Another long thoughtful silence. The band came back for its second set, and the two men watched them play, both lost in their own thoughts. Eventually they got up to go into the men's room, and afterward they went back out and wandered the milling crowd, and got separated and did not run into each other again. The band finished its second set, then played a third, and it was nearly sunrise before the crowd finally dispersed, the two men among them. And one of them left determined to act. And the other one didn't.





Coyote Remembers

I followed her everywhere she went, and then she was gone. You don't know what that does to you—loss. Or maybe you do. Sure, everyone does. Who hasn't lost someone they love? It's impossible to avoid. So you know how I felt.

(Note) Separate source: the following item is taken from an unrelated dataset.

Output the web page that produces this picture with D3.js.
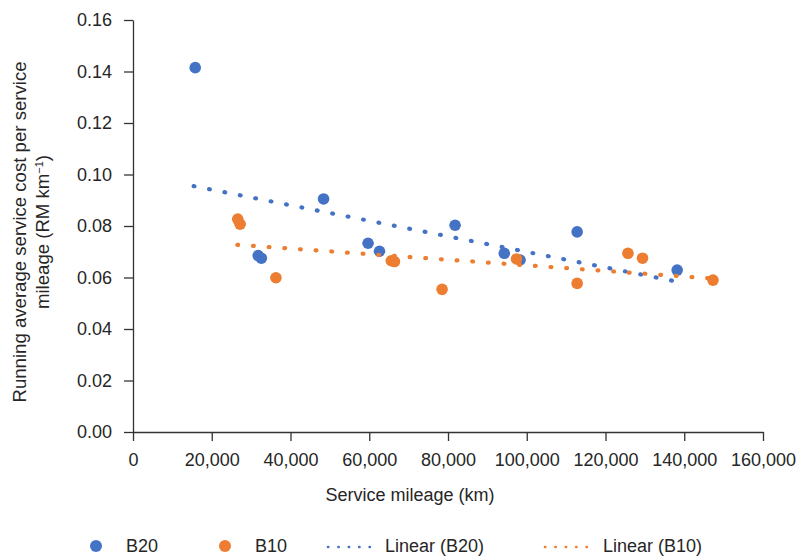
<!DOCTYPE html>
<html>
<head>
<meta charset="utf-8">
<script src="https://cdn.jsdelivr.net/npm/d3@7"></script>
<style>
  body { margin: 0; background: #fff; }
  svg text { font-family: "Liberation Sans", Arial, sans-serif; fill: #262626; }
  .axis path, .axis line { stroke: #333; stroke-width: 1.3px; }
</style>
</head>
<body>
<div id="chart"></div>
<script>
// data
let b20Mileage = [15800, 31800, 32600, 48400, 59700, 62600, 81800, 94300, 98300, 112800, 138200];
let b20Cost = [0.1415, 0.0685, 0.0675, 0.0905, 0.0733, 0.0702, 0.0803, 0.0694, 0.0668, 0.0777, 0.0629];

let b10Mileage = [26600, 27200, 36300, 65600, 66400, 78500, 97400, 112800, 125700, 129400, 147300];
let b10Cost = [0.0827, 0.0807, 0.0599, 0.0665, 0.0662, 0.0554, 0.0672, 0.0577, 0.0694, 0.0675, 0.0590];

// linear trend end points (start, end)
let trendB20 = [[15400, 0.0955], [138200, 0.0584]];
let trendB10 = [[26500, 0.0727], [147300, 0.0596]];

let xTicks = [0, 20000, 40000, 60000, 80000, 100000, 120000, 140000, 160000];
let yTicks = [0, 0.02, 0.04, 0.06, 0.08, 0.10, 0.12, 0.14, 0.16];

let legendItems = ["B20", "B10", "Linear (B20)", "Linear (B10)"];

let blue = "#4472C4";
let orange = "#ED7D31";

let width = 796;
let height = 556;
let margin = {left: 133, top: 20, right: 33, bottom: 124};

let svg = d3.select("#chart").append("svg")
  .attr("width", width)
  .attr("height", height);

let x = d3.scaleLinear().domain([0, 160000]).range([margin.left, width - margin.right]);
let y = d3.scaleLinear().domain([0, 0.16]).range([height - margin.bottom, margin.top]);

// axes
svg.append("g")
  .attr("class", "axis")
  .attr("transform", "translate(0," + y(0) + ")")
  .call(d3.axisBottom(x).tickValues(xTicks).tickSize(9).tickSizeOuter(0).tickPadding(12)
    .tickFormat(d3.format(",")));

svg.append("g")
  .attr("class", "axis")
  .attr("transform", "translate(" + x(0) + ",0)")
  .call(d3.axisLeft(y).tickValues(yTicks).tickSize(9).tickSizeOuter(0).tickPadding(12)
    .tickFormat(d3.format(".2f")));

svg.selectAll(".axis text").style("font-size", "18px");

// axis titles
svg.append("text")
  .attr("x", 410)
  .attr("y", 501)
  .attr("text-anchor", "middle")
  .style("font-size", "18px")
  .text("Service mileage (km)");

let yTitle = svg.append("text")
  .attr("transform", "translate(26,232) rotate(-90)")
  .attr("text-anchor", "middle")
  .style("font-size", "18.6px");
yTitle.append("tspan")
  .attr("x", 0)
  .attr("dy", 0)
  .text("Running average service cost per service");
yTitle.append("tspan")
  .attr("x", 0)
  .attr("dy", 23)
  .text("mileage (RM km");
yTitle.append("tspan")
  .attr("dy", -6)
  .style("font-size", "11px")
  .text("\u22121");
yTitle.append("tspan")
  .attr("dy", 6)
  .text(")");

// scatter points
function drawPoints(xs, ys, color) {
  svg.append("g")
    .selectAll("circle")
    .data(xs.map(function(d, i) { return [d, ys[i]]; }))
    .enter()
    .append("circle")
    .attr("cx", function(d) { return x(d[0]); })
    .attr("cy", function(d) { return y(d[1]); })
    .attr("r", 5.8)
    .style("fill", color);
}
drawPoints(b20Mileage, b20Cost, blue);
drawPoints(b10Mileage, b10Cost, orange);

// dotted trendlines
let line = d3.line()
  .x(function(d) { return x(d[0]); })
  .y(function(d) { return y(d[1]); });

function drawTrend(pts, color) {
  svg.append("path")
    .datum(pts)
    .attr("d", line)
    .style("fill", "none")
    .style("stroke", color)
    .style("stroke-width", 4.2)
    .style("stroke-linecap", "round")
    .style("stroke-dasharray", "0.8,14.9");
}
drawTrend(trendB20, blue);
drawTrend(trendB10, orange);

// legend
let legendY = 546;
let legend = svg.append("g").attr("class", "legend");

legend.append("circle").attr("cx", 96).attr("cy", legendY).attr("r", 6).style("fill", blue);
legend.append("text").attr("x", 126).attr("y", legendY).attr("dy", "0.35em")
  .style("font-size", "18px").text(legendItems[0]);

legend.append("circle").attr("cx", 225).attr("cy", legendY).attr("r", 6).style("fill", orange);
legend.append("text").attr("x", 255).attr("y", legendY).attr("dy", "0.35em")
  .style("font-size", "18px").text(legendItems[1]);

legend.append("line").attr("x1", 328).attr("x2", 380).attr("y1", legendY + 1).attr("y2", legendY + 1)
  .style("stroke", blue).style("stroke-width", 2.6).style("stroke-linecap", "round")
  .style("stroke-dasharray", "0.3,10.1");
legend.append("text").attr("x", 385).attr("y", legendY).attr("dy", "0.35em")
  .style("font-size", "18px").text(legendItems[2]);

legend.append("line").attr("x1", 545).attr("x2", 597).attr("y1", legendY + 1).attr("y2", legendY + 1)
  .style("stroke", orange).style("stroke-width", 2.6).style("stroke-linecap", "round")
  .style("stroke-dasharray", "0.3,10.1");
legend.append("text").attr("x", 603).attr("y", legendY).attr("dy", "0.35em")
  .style("font-size", "18px").text(legendItems[3]);
</script>
</body>
</html>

After that it's your friends who save you. Maya. Later on we couldn't sleep together because she was with Michel, but it wasn't like that with her anyway, except the once. She's like a sister, or something better than that, some ex-lover friend, who is for you no matter what who's there even when she's not. Like when those high-altitude climbers hallucinate companions who aren't there, keeping them company up in the jet stream, the death zone. She's my brother.


And Nirgal. It is so strange to look at him and think that he in his genetic material is half me and half Hiroko. I don't see how that can be or how it might explain anything. Who knows how that works anyway. It could be that genes are the accidental sign of some deeper thing, some morphic resonance or implicate order—but nothing can be said, probably we shouldn't even use those names, because then it's just another level, with the real cause still left below, unexplained. Sax always worried about how much was unexplainable. But we are pattern dust devils in the unexplainable. Flying on an unknowable wind. Hiroko and I collided like two dust devils spinning into each other—that happens—and the resulting dust devil was Nirgal, golden boy that he is. Such a pleasure it is to me to watch him flow through his life, fly through it always high, in good spirits, active, inquisitive, interested, empathic. Lucky.

But only when he was young, before the revolution succeeded. After that—things changed. Maybe it wasn't that simple. He was always looking for something. Hiroko—she's like a big hole in all our lives. The one that got away. And then Jackie was no help either. Let us not mince words here, that woman was a bitch. That was why I liked her, myself. She was tough, and she knew what she wanted. She and Nirgal were actually a lot alike in that sense, it should have worked. But it didn't, and that poor boy wandered the world as lonely as old Coyote himself. And he didn't have Maya—or he did, but for him she replaced Hiroko, not Jackie. Not motherless but partnerless. I felt for him. You see couples who have grown together like two old trees making one plant, trunks intertwined like the double helix itself, and you think, Yes that's the way it's supposed to be. It wouldn't be so lonely then. But there you are. You can't make partners by wanting them.

So it's back to friends, and loneliness. And so I watched Nirgal live his lives like a second self cast loose on the wind. We all live the same stories. Nirgal is like a brother to me.


And Sax is my brother in wonder. In all truth, there isn't a purer soul in the world. He's so innocent that you can't think of him as truly smart. All his intelligence is thrown in one deep hole, and as for the rest he's a newborn babe. The interesting thing is to watch a mind like that try to use its one talent to educate the rest of him. To get along. After his accident—after those fuckers torched his brain I should say—he had to do it all again from scratch too. And that second time he got it right. He got all round. Michel helped—hell, Michel threw him like a vase. And I helped too I think. I took that vase through the kiln, through the fiery furnace. Now he's my brother in arms, the person I love above all—but they all—well you know. There is no above and below in this realm. He is my brother.


As for Michel, I can't speak of it yet. I miss him.